▶ THE PROBLEM
Carry none of the pictures over; write out the complete data exactly.

▶ MATERIAL PROVIDED
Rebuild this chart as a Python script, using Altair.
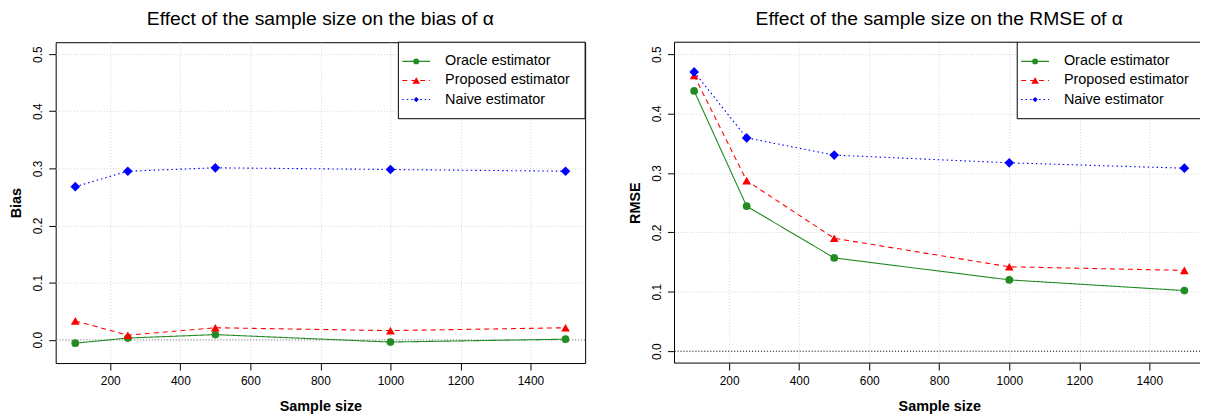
import altair as alt
import pandas as pd

# ---------------- data ----------------
sample_sizes = [100, 250, 500, 1000, 1500]
estimators = ["Oracle estimator", "Proposed estimator", "Naive estimator"]

bias_oracle = [-0.006, 0.003, 0.009, -0.004, 0.001]
bias_proposed = [0.033, 0.008, 0.021, 0.016, 0.021]
bias_naive = [0.268, 0.295, 0.301, 0.298, 0.295]

rmse_oracle = [0.438, 0.244, 0.157, 0.120, 0.102]
rmse_proposed = [0.464, 0.287, 0.190, 0.142, 0.136]
rmse_naive = [0.470, 0.359, 0.330, 0.317, 0.308]

x_ticks = [200, 400, 600, 800, 1000, 1200, 1400]
y_ticks = [0.0, 0.1, 0.2, 0.3, 0.4, 0.5]

# ---------------- style ----------------
FONT = "Liberation Sans"
colors = ["#228B22", "#FF0000", "#0000FF"]
dashes = [[1, 0], [5, 4], [1.5, 3]]
shapes = ["circle", "triangle-up", "diamond"]
sizes = [60, 95, 40]
legend_sizes = [36, 60, 28]

W, H = 533, 323
X_DOMAIN = [44, 1556]
PX_PER_UNIT = W / (X_DOMAIN[1] - X_DOMAIN[0])
SPACING = 90
PAD_L, PAD_T = 48, 32
SVG_W, SVG_H = 1200, 406
# right panel is cut by the picture's right edge, as in the reference
W2 = SVG_W + 8 - (8 + PAD_L + W + SPACING)
X_DOMAIN2 = [X_DOMAIN[0], X_DOMAIN[0] + W2 / PX_PER_UNIT]


def long_df(series):
    rows = []
    for name, vals in zip(estimators, series):
        for n, v in zip(sample_sizes, vals):
            rows.append({"n": n, "value": v, "estimator": name})
    return pd.DataFrame(rows)


def one(name="k"):
    return alt.Chart(pd.DataFrame({name: [0]}))


def panel(series, y_domain, title, y_title, zero_color, width, x_domain, cut_right):
    df = long_df(series)
    x_enc = alt.X(
        "n:Q",
        scale=alt.Scale(domain=x_domain, nice=False, zero=False),
        axis=alt.Axis(
            values=x_ticks, format="d", title="Sample size", grid=True,
            gridColor="#d3d3d3", gridDash=[1, 2], gridWidth=1, domain=False,
            tickSize=7, tickColor="black", tickWidth=1, labelPadding=6,
            labelFontSize=12, labelColor="black", labelFont=FONT,
            titleFont=FONT, titleFontSize=14.5, titleFontWeight="bold",
            titleColor="black", titleBaseline="alphabetic", titleY=48,
            titleX=W / 2, titleAlign="center",
        ),
    )
    y_enc = alt.Y(
        "value:Q",
        scale=alt.Scale(domain=y_domain, nice=False, zero=False),
        axis=alt.Axis(
            values=y_ticks, format=".1f", title=y_title, grid=True,
            gridColor="#d3d3d3", gridDash=[1, 2], gridWidth=1, domain=False,
            tickSize=7, tickColor="black", tickWidth=1, labelAngle=270,
            labelAlign="center", labelBaseline="alphabetic", labelPadding=7,
            labelFontSize=12, labelColor="black", labelFont=FONT,
            titleFont=FONT, titleFontSize=14.5, titleFontWeight="bold",
            titleColor="black", titleAngle=270, titleBaseline="alphabetic",
            titleAlign="center", titleX=-35, titleY=H / 2,
        ),
    )
    color = alt.Color("estimator:N", scale=alt.Scale(domain=estimators, range=colors), legend=None)

    zero = alt.Chart(pd.DataFrame({"value": [0.0]})).mark_rule(
        strokeDash=[1, 2], color=zero_color, strokeWidth=1
    ).encode(y=y_enc)

    lines = alt.Chart(df).mark_line(strokeWidth=1.1).encode(
        x=x_enc, y=y_enc, color=color,
        strokeDash=alt.StrokeDash("estimator:N", scale=alt.Scale(domain=estimators, range=dashes), legend=None),
    )
    points = alt.Chart(df).mark_point(filled=True, opacity=1).encode(
        x=x_enc, y=y_enc, color=color,
        shape=alt.Shape("estimator:N", scale=alt.Scale(domain=estimators, range=shapes), legend=None),
        size=alt.Size("estimator:N", scale=alt.Scale(domain=estimators, range=sizes), legend=None),
    )

    # legend box (top-right, inside the plot)
    lx0 = W - 188
    layers = [zero, lines, points]
    if cut_right:
        layers.append(one().mark_rect(fill="white", strokeWidth=0).encode(
            x=alt.value(lx0), x2=alt.value(width), y=alt.value(0), y2=alt.value(77)))
        rule = dict(color="black", strokeWidth=1)
        layers += [
            one().mark_rule(**rule).encode(x=alt.value(lx0), y=alt.value(0), y2=alt.value(77)),
            one().mark_rule(**rule).encode(x=alt.value(lx0), x2=alt.value(width), y=alt.value(77)),
            # plot frame: top, left, bottom (right side lies outside the picture)
            one().mark_rule(**rule).encode(x=alt.value(0), x2=alt.value(width), y=alt.value(0)),
            one().mark_rule(**rule).encode(x=alt.value(0), y=alt.value(0), y2=alt.value(H)),
            one().mark_rule(**rule).encode(x=alt.value(0), x2=alt.value(width), y=alt.value(H)),
        ]
    else:
        layers.append(one().mark_rect(fill="white", stroke="black", strokeWidth=1).encode(
            x=alt.value(lx0), x2=alt.value(width), y=alt.value(0), y2=alt.value(77)))
    for i, name in enumerate(estimators):
        ry = 19.3 + 19.2 * i
        d = pd.DataFrame({"name": [name]})
        layers.append(alt.Chart(d).mark_rule(
            color=colors[i], strokeDash=dashes[i], strokeWidth=1.1
        ).encode(x=alt.value(lx0 + 4), x2=alt.value(lx0 + 32), y=alt.value(ry)))
        layers.append(alt.Chart(d).mark_point(
            shape=shapes[i], filled=True, opacity=1, color=colors[i], size=legend_sizes[i]
        ).encode(x=alt.value(lx0 + 18), y=alt.value(ry)))
        layers.append(alt.Chart(d).mark_text(
            align="left", baseline="middle", fontSize=14.5, font=FONT, color="black"
        ).encode(x=alt.value(lx0 + 47), y=alt.value(ry), text="name:N"))

    props = dict(
        width=width, height=H,
        title=alt.Title(title, fontSize=19.4, fontWeight="normal", font=FONT,
                        color="black", anchor="middle", offset=12,
                        dx=(W - width) / 2),
    )
    if cut_right:
        props["view"] = alt.ViewBackground(strokeWidth=0, stroke="transparent")
    else:
        props["view"] = alt.ViewBackground(stroke="black", strokeWidth=1)
    return alt.layer(*layers).properties(**props)


left = panel([bias_oracle, bias_proposed, bias_naive], [-0.0408, 0.5208],
             "Effect of the sample size on the bias of α", "Bias", "#808080",
             W, X_DOMAIN, False)
right = panel([rmse_oracle, rmse_proposed, rmse_naive], [-0.02, 0.52],
              "Effect of the sample size on the RMSE of α", "RMSE", "black",
              W2, X_DOMAIN2, True)

chart = alt.hconcat(left, right, spacing=SPACING, bounds="flush").properties(
    autosize=alt.AutoSizeParams(type="none"),
    padding={"left": PAD_L, "top": PAD_T, "right": SVG_W - PAD_L, "bottom": SVG_H - PAD_T},
).configure(font=FONT)

chart.save("out.html", embed_options={"renderer": "svg", "actions": False})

▶ RESPONSE TO THIS EXERCISE
Rebuild this chart as a Python script, using Altair.
import altair as alt
import pandas as pd

# ---------------- data ----------------
sample_sizes = [100, 250, 500, 1000, 1500]
estimators = ["Oracle estimator", "Proposed estimator", "Naive estimator"]

bias_oracle = [-0.006, 0.003, 0.009, -0.004, 0.001]
bias_proposed = [0.033, 0.008, 0.021, 0.016, 0.021]
bias_naive = [0.268, 0.295, 0.301, 0.298, 0.295]

rmse_oracle = [0.438, 0.244, 0.157, 0.120, 0.102]
rmse_proposed = [0.464, 0.287, 0.190, 0.142, 0.136]
rmse_naive = [0.470, 0.359, 0.330, 0.317, 0.308]

x_ticks = [200, 400, 600, 800, 1000, 1200, 1400]
y_ticks = [0.0, 0.1, 0.2, 0.3, 0.4, 0.5]

# ---------------- style ----------------
FONT = "Liberation Sans"
colors = ["#228B22", "#FF0000", "#0000FF"]
dashes = [[1, 0], [5, 4], [1.5, 3]]
shapes = ["circle", "triangle-up", "diamond"]
sizes = [60, 95, 40]
legend_sizes = [36, 60, 28]

W, H = 533, 323
X_DOMAIN = [44, 1556]
PX_PER_UNIT = W / (X_DOMAIN[1] - X_DOMAIN[0])
SPACING = 90
PAD_L, PAD_T = 48, 32
SVG_W, SVG_H = 1200, 406
# right panel is cut by the picture's right edge, as in the reference
W2 = SVG_W + 8 - (8 + PAD_L + W + SPACING)
X_DOMAIN2 = [X_DOMAIN[0], X_DOMAIN[0] + W2 / PX_PER_UNIT]


def long_df(series):
    rows = []
    for name, vals in zip(estimators, series):
        for n, v in zip(sample_sizes, vals):
            rows.append({"n": n, "value": v, "estimator": name})
    return pd.DataFrame(rows)


def one(name="k"):
    return alt.Chart(pd.DataFrame({name: [0]}))


def panel(series, y_domain, title, y_title, zero_color, width, x_domain, cut_right):
    df = long_df(series)
    x_enc = alt.X(
        "n:Q",
        scale=alt.Scale(domain=x_domain, nice=False, zero=False),
        axis=alt.Axis(
            values=x_ticks, format="d", title="Sample size", grid=True,
            gridColor="#d3d3d3", gridDash=[1, 2], gridWidth=1, domain=False,
            tickSize=7, tickColor="black", tickWidth=1, labelPadding=6,
            labelFontSize=12, labelColor="black", labelFont=FONT,
            titleFont=FONT, titleFontSize=14.5, titleFontWeight="bold",
            titleColor="black", titleBaseline="alphabetic", titleY=48,
            titleX=W / 2, titleAlign="center",
        ),
    )
    y_enc = alt.Y(
        "value:Q",
        scale=alt.Scale(domain=y_domain, nice=False, zero=False),
        axis=alt.Axis(
            values=y_ticks, format=".1f", title=y_title, grid=True,
            gridColor="#d3d3d3", gridDash=[1, 2], gridWidth=1, domain=False,
            tickSize=7, tickColor="black", tickWidth=1, labelAngle=270,
            labelAlign="center", labelBaseline="alphabetic", labelPadding=7,
            labelFontSize=12, labelColor="black", labelFont=FONT,
            titleFont=FONT, titleFontSize=14.5, titleFontWeight="bold",
            titleColor="black", titleAngle=270, titleBaseline="alphabetic",
            titleAlign="center", titleX=-35, titleY=H / 2,
        ),
    )
    color = alt.Color("estimator:N", scale=alt.Scale(domain=estimators, range=colors), legend=None)

    zero = alt.Chart(pd.DataFrame({"value": [0.0]})).mark_rule(
        strokeDash=[1, 2], color=zero_color, strokeWidth=1
    ).encode(y=y_enc)

    lines = alt.Chart(df).mark_line(strokeWidth=1.1).encode(
        x=x_enc, y=y_enc, color=color,
        strokeDash=alt.StrokeDash("estimator:N", scale=alt.Scale(domain=estimators, range=dashes), legend=None),
    )
    points = alt.Chart(df).mark_point(filled=True, opacity=1).encode(
        x=x_enc, y=y_enc, color=color,
        shape=alt.Shape("estimator:N", scale=alt.Scale(domain=estimators, range=shapes), legend=None),
        size=alt.Size("estimator:N", scale=alt.Scale(domain=estimators, range=sizes), legend=None),
    )

    # legend box (top-right, inside the plot)
    lx0 = W - 188
    layers = [zero, lines, points]
    if cut_right:
        layers.append(one().mark_rect(fill="white", strokeWidth=0).encode(
            x=alt.value(lx0), x2=alt.value(width), y=alt.value(0), y2=alt.value(77)))
        rule = dict(color="black", strokeWidth=1)
        layers += [
            one().mark_rule(**rule).encode(x=alt.value(lx0), y=alt.value(0), y2=alt.value(77)),
            one().mark_rule(**rule).encode(x=alt.value(lx0), x2=alt.value(width), y=alt.value(77)),
            # plot frame: top, left, bottom (right side lies outside the picture)
            one().mark_rule(**rule).encode(x=alt.value(0), x2=alt.value(width), y=alt.value(0)),
            one().mark_rule(**rule).encode(x=alt.value(0), y=alt.value(0), y2=alt.value(H)),
            one().mark_rule(**rule).encode(x=alt.value(0), x2=alt.value(width), y=alt.value(H)),
        ]
    else:
        layers.append(one().mark_rect(fill="white", stroke="black", strokeWidth=1).encode(
            x=alt.value(lx0), x2=alt.value(width), y=alt.value(0), y2=alt.value(77)))
    for i, name in enumerate(estimators):
        ry = 19.3 + 19.2 * i
        d = pd.DataFrame({"name": [name]})
        layers.append(alt.Chart(d).mark_rule(
            color=colors[i], strokeDash=dashes[i], strokeWidth=1.1
        ).encode(x=alt.value(lx0 + 4), x2=alt.value(lx0 + 32), y=alt.value(ry)))
        layers.append(alt.Chart(d).mark_point(
            shape=shapes[i], filled=True, opacity=1, color=colors[i], size=legend_sizes[i]
        ).encode(x=alt.value(lx0 + 18), y=alt.value(ry)))
        layers.append(alt.Chart(d).mark_text(
            align="left", baseline="middle", fontSize=14.5, font=FONT, color="black"
        ).encode(x=alt.value(lx0 + 47), y=alt.value(ry), text="name:N"))

    props = dict(
        width=width, height=H,
        title=alt.Title(title, fontSize=19.4, fontWeight="normal", font=FONT,
                        color="black", anchor="middle", offset=12,
                        dx=(W - width) / 2),
    )
    if cut_right:
        props["view"] = alt.ViewBackground(strokeWidth=0, stroke="transparent")
    else:
        props["view"] = alt.ViewBackground(stroke="black", strokeWidth=1)
    return alt.layer(*layers).properties(**props)


left = panel([bias_oracle, bias_proposed, bias_naive], [-0.0408, 0.5208],
             "Effect of the sample size on the bias of α", "Bias", "#808080",
             W, X_DOMAIN, False)
right = panel([rmse_oracle, rmse_proposed, rmse_naive], [-0.02, 0.52],
              "Effect of the sample size on the RMSE of α", "RMSE", "black",
              W2, X_DOMAIN2, True)

chart = alt.hconcat(left, right, spacing=SPACING, bounds="flush").properties(
    autosize=alt.AutoSizeParams(type="none"),
    padding={"left": PAD_L, "top": PAD_T, "right": SVG_W - PAD_L, "bottom": SVG_H - PAD_T},
).configure(font=FONT)

chart.save("out.html", embed_options={"renderer": "svg", "actions": False})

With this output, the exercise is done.